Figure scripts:
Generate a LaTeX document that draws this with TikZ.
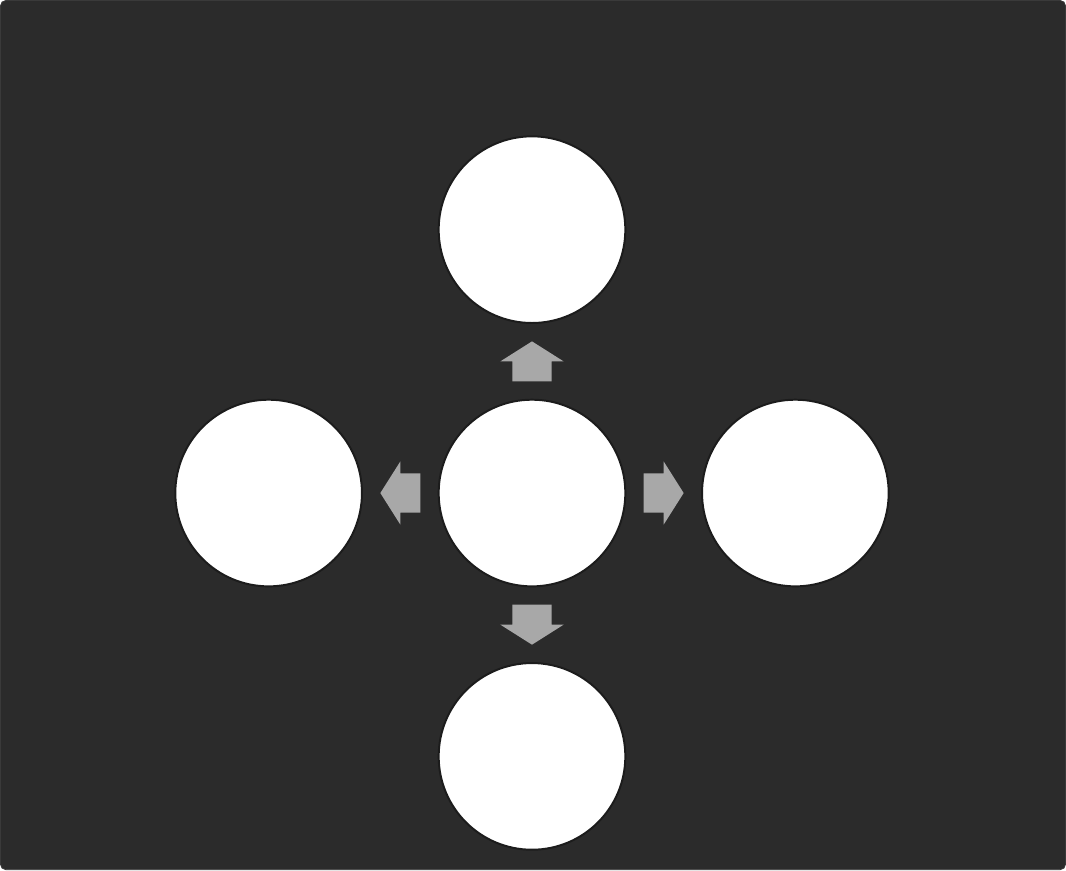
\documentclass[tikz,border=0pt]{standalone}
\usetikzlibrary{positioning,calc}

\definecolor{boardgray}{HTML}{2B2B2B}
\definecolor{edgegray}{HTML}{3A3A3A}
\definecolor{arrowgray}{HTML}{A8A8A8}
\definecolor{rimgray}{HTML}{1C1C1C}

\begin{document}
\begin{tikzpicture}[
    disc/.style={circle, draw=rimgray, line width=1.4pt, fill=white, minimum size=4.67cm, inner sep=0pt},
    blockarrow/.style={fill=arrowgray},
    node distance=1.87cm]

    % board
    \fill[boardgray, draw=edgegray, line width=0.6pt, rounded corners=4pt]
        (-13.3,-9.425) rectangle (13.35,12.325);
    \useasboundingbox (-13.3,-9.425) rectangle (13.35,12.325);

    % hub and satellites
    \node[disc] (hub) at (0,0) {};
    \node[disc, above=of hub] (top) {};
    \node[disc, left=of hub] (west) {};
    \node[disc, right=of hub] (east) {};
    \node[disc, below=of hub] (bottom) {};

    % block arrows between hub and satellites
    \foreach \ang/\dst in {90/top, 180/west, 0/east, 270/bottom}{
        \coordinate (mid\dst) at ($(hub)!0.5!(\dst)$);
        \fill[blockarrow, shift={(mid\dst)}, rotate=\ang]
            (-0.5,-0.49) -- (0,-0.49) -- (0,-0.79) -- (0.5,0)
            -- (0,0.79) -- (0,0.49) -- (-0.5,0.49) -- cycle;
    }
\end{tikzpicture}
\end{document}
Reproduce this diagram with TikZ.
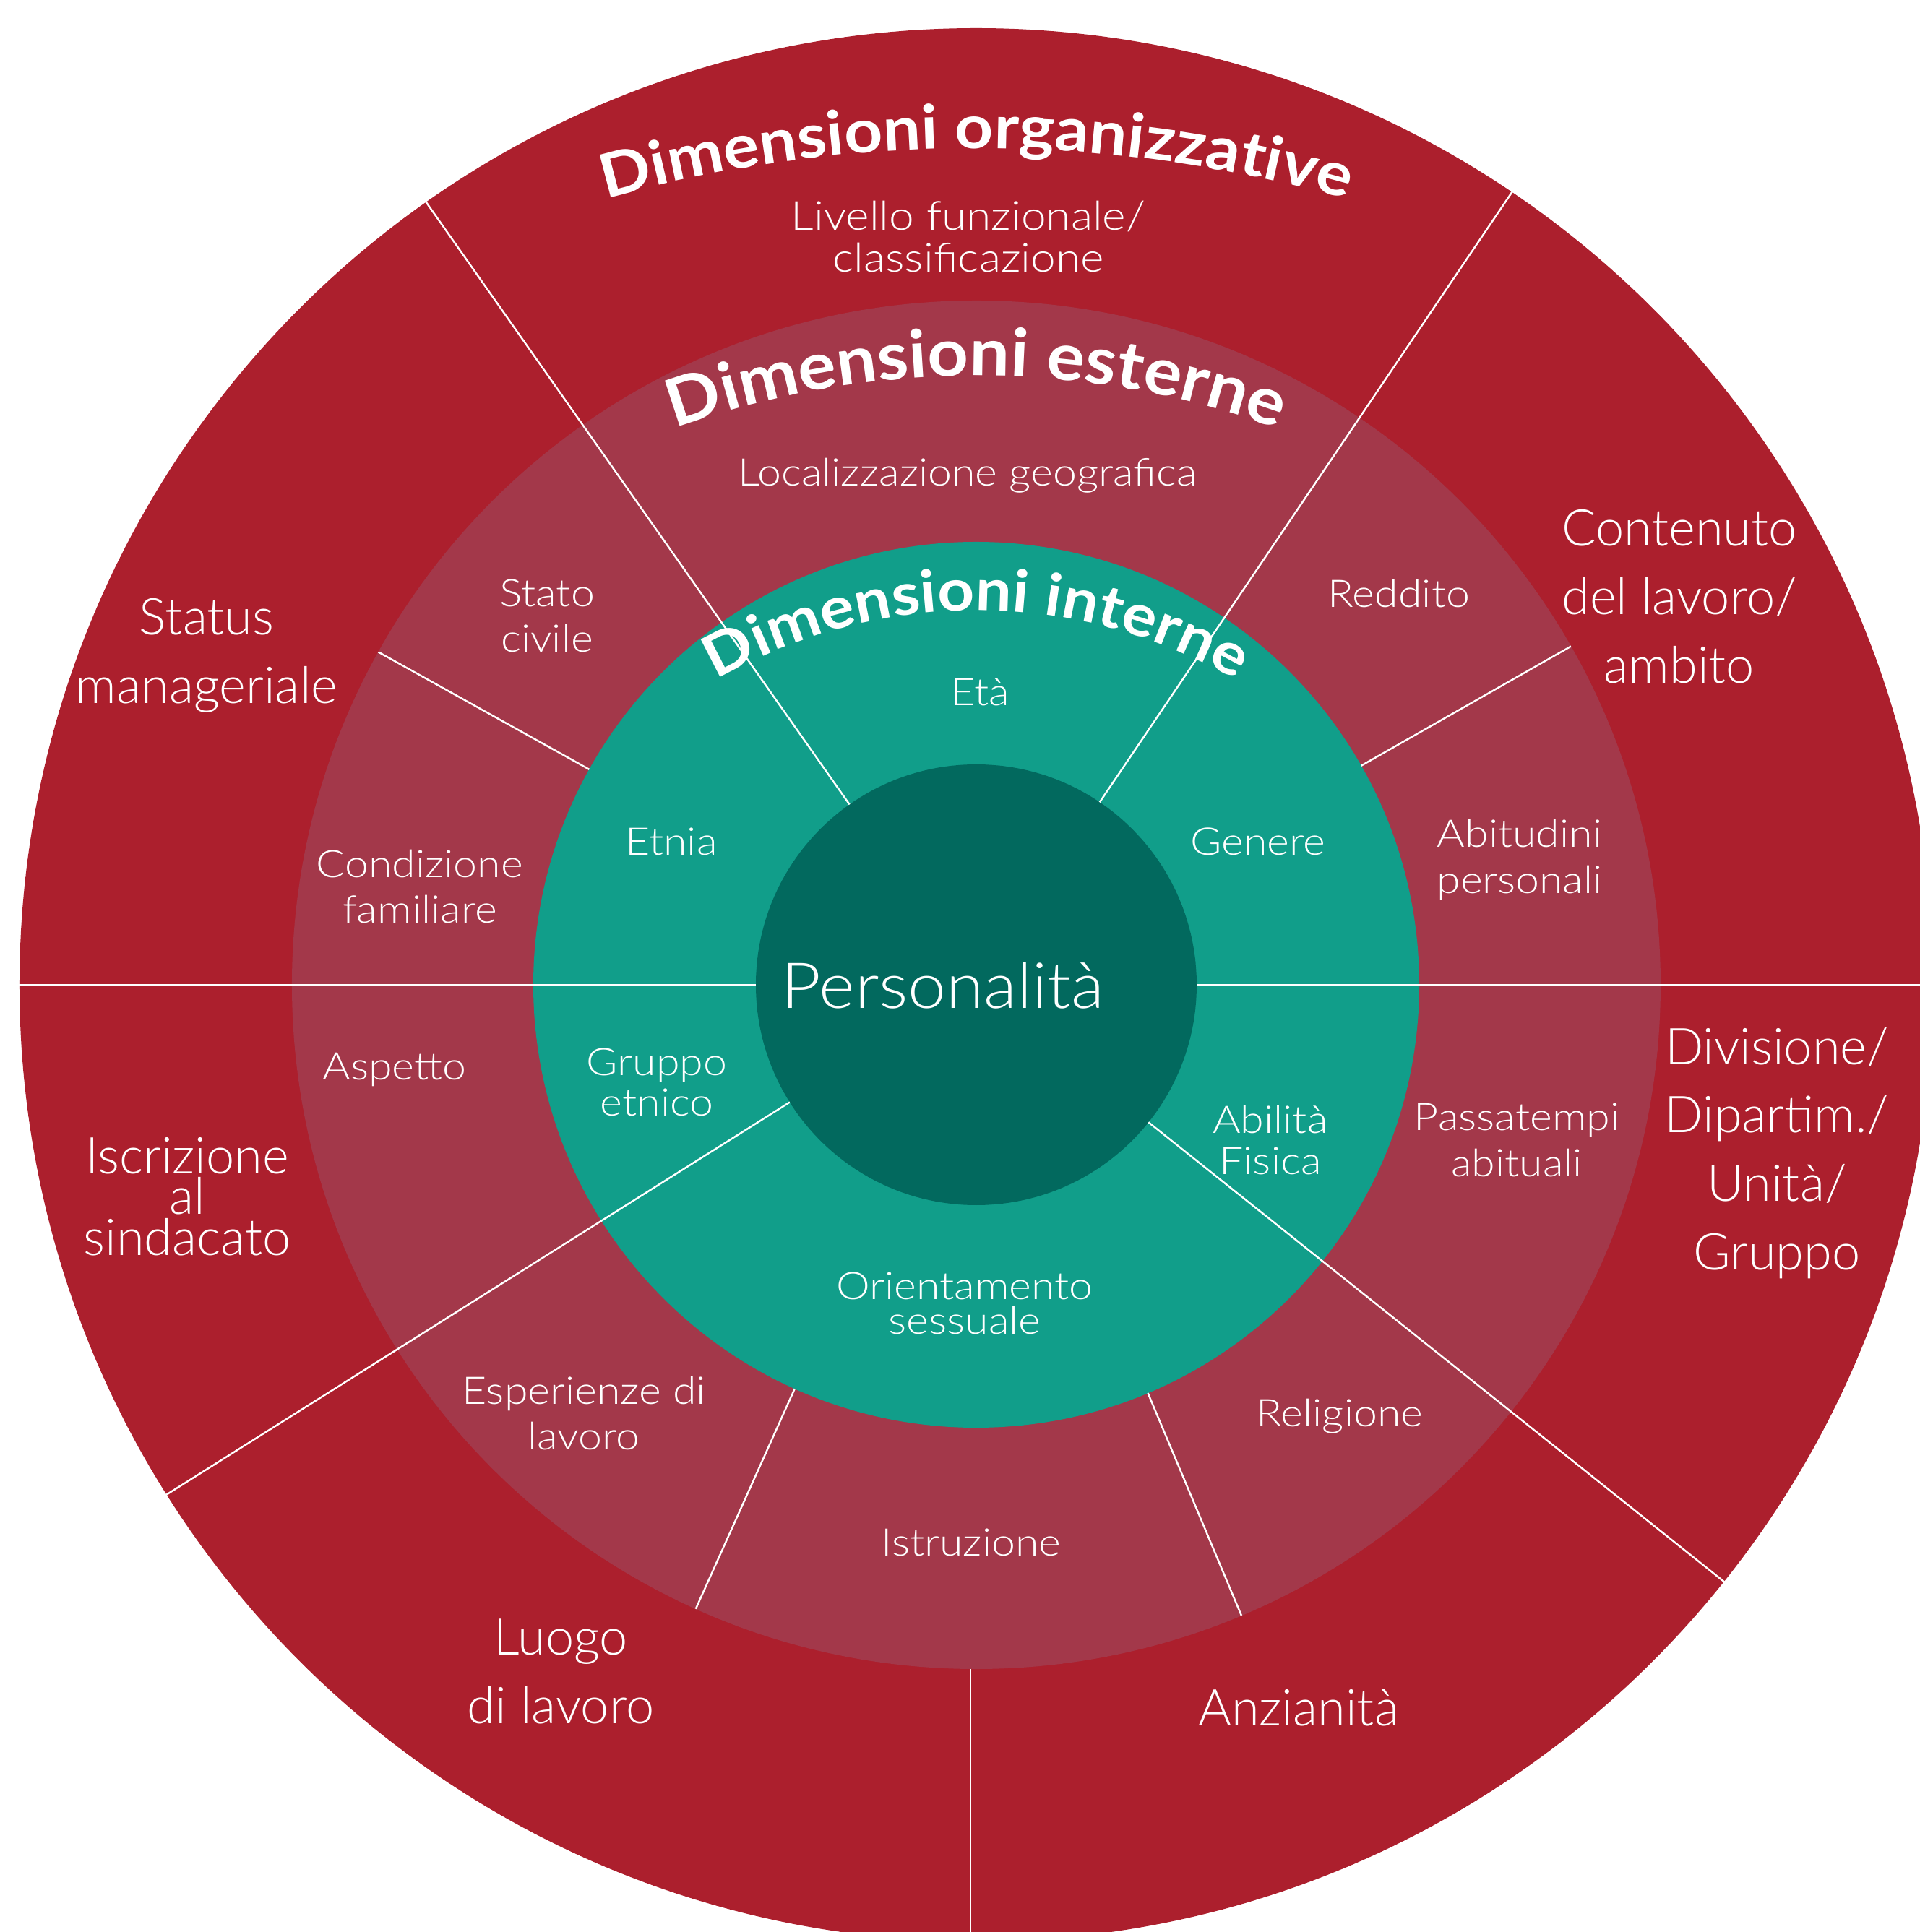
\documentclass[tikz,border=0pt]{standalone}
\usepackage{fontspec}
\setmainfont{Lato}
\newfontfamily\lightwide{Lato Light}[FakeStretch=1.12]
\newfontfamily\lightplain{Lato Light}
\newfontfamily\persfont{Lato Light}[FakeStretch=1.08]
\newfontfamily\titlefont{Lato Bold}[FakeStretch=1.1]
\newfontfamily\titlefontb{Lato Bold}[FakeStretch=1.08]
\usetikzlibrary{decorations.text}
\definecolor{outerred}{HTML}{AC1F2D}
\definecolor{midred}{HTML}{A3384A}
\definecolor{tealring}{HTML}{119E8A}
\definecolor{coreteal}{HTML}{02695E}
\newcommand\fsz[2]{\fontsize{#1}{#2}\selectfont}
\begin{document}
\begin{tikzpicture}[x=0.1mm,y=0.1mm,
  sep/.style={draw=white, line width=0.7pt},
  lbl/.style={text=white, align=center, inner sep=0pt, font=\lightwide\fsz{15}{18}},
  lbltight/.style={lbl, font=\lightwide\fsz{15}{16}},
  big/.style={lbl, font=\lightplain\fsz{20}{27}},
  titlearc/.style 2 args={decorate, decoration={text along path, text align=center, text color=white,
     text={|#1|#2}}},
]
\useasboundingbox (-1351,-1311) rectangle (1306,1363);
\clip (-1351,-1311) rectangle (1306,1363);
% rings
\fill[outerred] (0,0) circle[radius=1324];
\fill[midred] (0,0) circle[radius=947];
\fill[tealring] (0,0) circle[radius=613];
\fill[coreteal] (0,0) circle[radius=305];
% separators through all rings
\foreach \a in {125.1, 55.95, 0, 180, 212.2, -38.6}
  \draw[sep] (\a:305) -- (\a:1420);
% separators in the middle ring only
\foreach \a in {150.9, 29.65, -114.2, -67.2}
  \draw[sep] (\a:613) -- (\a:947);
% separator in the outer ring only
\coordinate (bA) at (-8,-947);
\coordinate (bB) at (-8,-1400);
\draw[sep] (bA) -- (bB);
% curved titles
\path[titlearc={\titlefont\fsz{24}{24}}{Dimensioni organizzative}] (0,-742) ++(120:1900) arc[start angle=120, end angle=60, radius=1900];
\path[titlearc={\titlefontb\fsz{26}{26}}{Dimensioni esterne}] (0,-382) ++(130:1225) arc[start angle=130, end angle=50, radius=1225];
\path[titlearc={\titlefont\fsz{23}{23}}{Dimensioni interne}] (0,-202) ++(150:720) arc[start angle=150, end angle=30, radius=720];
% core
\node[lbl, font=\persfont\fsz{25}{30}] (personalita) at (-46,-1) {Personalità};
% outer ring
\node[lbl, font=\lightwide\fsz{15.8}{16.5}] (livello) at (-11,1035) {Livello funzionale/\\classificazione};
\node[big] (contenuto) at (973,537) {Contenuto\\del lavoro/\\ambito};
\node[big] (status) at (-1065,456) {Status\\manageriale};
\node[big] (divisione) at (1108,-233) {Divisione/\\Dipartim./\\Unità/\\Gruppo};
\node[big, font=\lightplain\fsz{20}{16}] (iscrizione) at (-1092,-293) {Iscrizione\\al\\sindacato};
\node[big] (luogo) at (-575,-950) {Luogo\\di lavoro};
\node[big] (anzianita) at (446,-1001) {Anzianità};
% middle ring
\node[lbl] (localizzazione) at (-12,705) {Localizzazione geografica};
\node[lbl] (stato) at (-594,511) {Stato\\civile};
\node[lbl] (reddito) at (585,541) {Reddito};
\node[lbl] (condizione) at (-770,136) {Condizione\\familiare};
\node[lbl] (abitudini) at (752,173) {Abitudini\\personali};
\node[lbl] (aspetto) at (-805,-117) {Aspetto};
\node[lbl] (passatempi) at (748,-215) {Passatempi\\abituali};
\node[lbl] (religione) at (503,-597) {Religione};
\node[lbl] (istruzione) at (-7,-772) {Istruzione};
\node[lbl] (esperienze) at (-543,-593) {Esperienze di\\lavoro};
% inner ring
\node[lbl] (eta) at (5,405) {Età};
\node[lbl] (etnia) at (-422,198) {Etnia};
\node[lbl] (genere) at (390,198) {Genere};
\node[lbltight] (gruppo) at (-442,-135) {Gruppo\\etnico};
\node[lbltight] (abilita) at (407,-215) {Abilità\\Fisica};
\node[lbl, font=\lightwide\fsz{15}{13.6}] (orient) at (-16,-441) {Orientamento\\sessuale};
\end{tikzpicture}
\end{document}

__DIRECTIONS FOR THIS TASK__.
Repeat the entries exactly and keep the pictures out of the copy.

__THE RESPONSE__.
Generate a LaTeX document that draws this with TikZ.
\documentclass[tikz,border=0pt]{standalone}
\usetikzlibrary{positioning,calc}

\definecolor{boardgray}{HTML}{2B2B2B}
\definecolor{edgegray}{HTML}{3A3A3A}
\definecolor{arrowgray}{HTML}{A8A8A8}
\definecolor{rimgray}{HTML}{1C1C1C}

\begin{document}
\begin{tikzpicture}[
    disc/.style={circle, draw=rimgray, line width=1.4pt, fill=white, minimum size=4.67cm, inner sep=0pt},
    blockarrow/.style={fill=arrowgray},
    node distance=1.87cm]

    % board
    \fill[boardgray, draw=edgegray, line width=0.6pt, rounded corners=4pt]
        (-13.3,-9.425) rectangle (13.35,12.325);
    \useasboundingbox (-13.3,-9.425) rectangle (13.35,12.325);

    % hub and satellites
    \node[disc] (hub) at (0,0) {};
    \node[disc, above=of hub] (top) {};
    \node[disc, left=of hub] (west) {};
    \node[disc, right=of hub] (east) {};
    \node[disc, below=of hub] (bottom) {};

    % block arrows between hub and satellites
    \foreach \ang/\dst in {90/top, 180/west, 0/east, 270/bottom}{
        \coordinate (mid\dst) at ($(hub)!0.5!(\dst)$);
        \fill[blockarrow, shift={(mid\dst)}, rotate=\ang]
            (-0.5,-0.49) -- (0,-0.49) -- (0,-0.79) -- (0.5,0)
            -- (0,0.79) -- (0,0.49) -- (-0.5,0.49) -- cycle;
    }
\end{tikzpicture}
\end{document}
Reproduce this diagram with TikZ.
\documentclass[tikz,border=0pt]{standalone}
\usepackage{fontspec}
\setmainfont{Lato}
\newfontfamily\lightwide{Lato Light}[FakeStretch=1.12]
\newfontfamily\lightplain{Lato Light}
\newfontfamily\persfont{Lato Light}[FakeStretch=1.08]
\newfontfamily\titlefont{Lato Bold}[FakeStretch=1.1]
\newfontfamily\titlefontb{Lato Bold}[FakeStretch=1.08]
\usetikzlibrary{decorations.text}
\definecolor{outerred}{HTML}{AC1F2D}
\definecolor{midred}{HTML}{A3384A}
\definecolor{tealring}{HTML}{119E8A}
\definecolor{coreteal}{HTML}{02695E}
\newcommand\fsz[2]{\fontsize{#1}{#2}\selectfont}
\begin{document}
\begin{tikzpicture}[x=0.1mm,y=0.1mm,
  sep/.style={draw=white, line width=0.7pt},
  lbl/.style={text=white, align=center, inner sep=0pt, font=\lightwide\fsz{15}{18}},
  lbltight/.style={lbl, font=\lightwide\fsz{15}{16}},
  big/.style={lbl, font=\lightplain\fsz{20}{27}},
  titlearc/.style 2 args={decorate, decoration={text along path, text align=center, text color=white,
     text={|#1|#2}}},
]
\useasboundingbox (-1351,-1311) rectangle (1306,1363);
\clip (-1351,-1311) rectangle (1306,1363);
% rings
\fill[outerred] (0,0) circle[radius=1324];
\fill[midred] (0,0) circle[radius=947];
\fill[tealring] (0,0) circle[radius=613];
\fill[coreteal] (0,0) circle[radius=305];
% separators through all rings
\foreach \a in {125.1, 55.95, 0, 180, 212.2, -38.6}
  \draw[sep] (\a:305) -- (\a:1420);
% separators in the middle ring only
\foreach \a in {150.9, 29.65, -114.2, -67.2}
  \draw[sep] (\a:613) -- (\a:947);
% separator in the outer ring only
\coordinate (bA) at (-8,-947);
\coordinate (bB) at (-8,-1400);
\draw[sep] (bA) -- (bB);
% curved titles
\path[titlearc={\titlefont\fsz{24}{24}}{Dimensioni organizzative}] (0,-742) ++(120:1900) arc[start angle=120, end angle=60, radius=1900];
\path[titlearc={\titlefontb\fsz{26}{26}}{Dimensioni esterne}] (0,-382) ++(130:1225) arc[start angle=130, end angle=50, radius=1225];
\path[titlearc={\titlefont\fsz{23}{23}}{Dimensioni interne}] (0,-202) ++(150:720) arc[start angle=150, end angle=30, radius=720];
% core
\node[lbl, font=\persfont\fsz{25}{30}] (personalita) at (-46,-1) {Personalità};
% outer ring
\node[lbl, font=\lightwide\fsz{15.8}{16.5}] (livello) at (-11,1035) {Livello funzionale/\\classificazione};
\node[big] (contenuto) at (973,537) {Contenuto\\del lavoro/\\ambito};
\node[big] (status) at (-1065,456) {Status\\manageriale};
\node[big] (divisione) at (1108,-233) {Divisione/\\Dipartim./\\Unità/\\Gruppo};
\node[big, font=\lightplain\fsz{20}{16}] (iscrizione) at (-1092,-293) {Iscrizione\\al\\sindacato};
\node[big] (luogo) at (-575,-950) {Luogo\\di lavoro};
\node[big] (anzianita) at (446,-1001) {Anzianità};
% middle ring
\node[lbl] (localizzazione) at (-12,705) {Localizzazione geografica};
\node[lbl] (stato) at (-594,511) {Stato\\civile};
\node[lbl] (reddito) at (585,541) {Reddito};
\node[lbl] (condizione) at (-770,136) {Condizione\\familiare};
\node[lbl] (abitudini) at (752,173) {Abitudini\\personali};
\node[lbl] (aspetto) at (-805,-117) {Aspetto};
\node[lbl] (passatempi) at (748,-215) {Passatempi\\abituali};
\node[lbl] (religione) at (503,-597) {Religione};
\node[lbl] (istruzione) at (-7,-772) {Istruzione};
\node[lbl] (esperienze) at (-543,-593) {Esperienze di\\lavoro};
% inner ring
\node[lbl] (eta) at (5,405) {Età};
\node[lbl] (etnia) at (-422,198) {Etnia};
\node[lbl] (genere) at (390,198) {Genere};
\node[lbltight] (gruppo) at (-442,-135) {Gruppo\\etnico};
\node[lbltight] (abilita) at (407,-215) {Abilità\\Fisica};
\node[lbl, font=\lightwide\fsz{15}{13.6}] (orient) at (-16,-441) {Orientamento\\sessuale};
\end{tikzpicture}
\end{document}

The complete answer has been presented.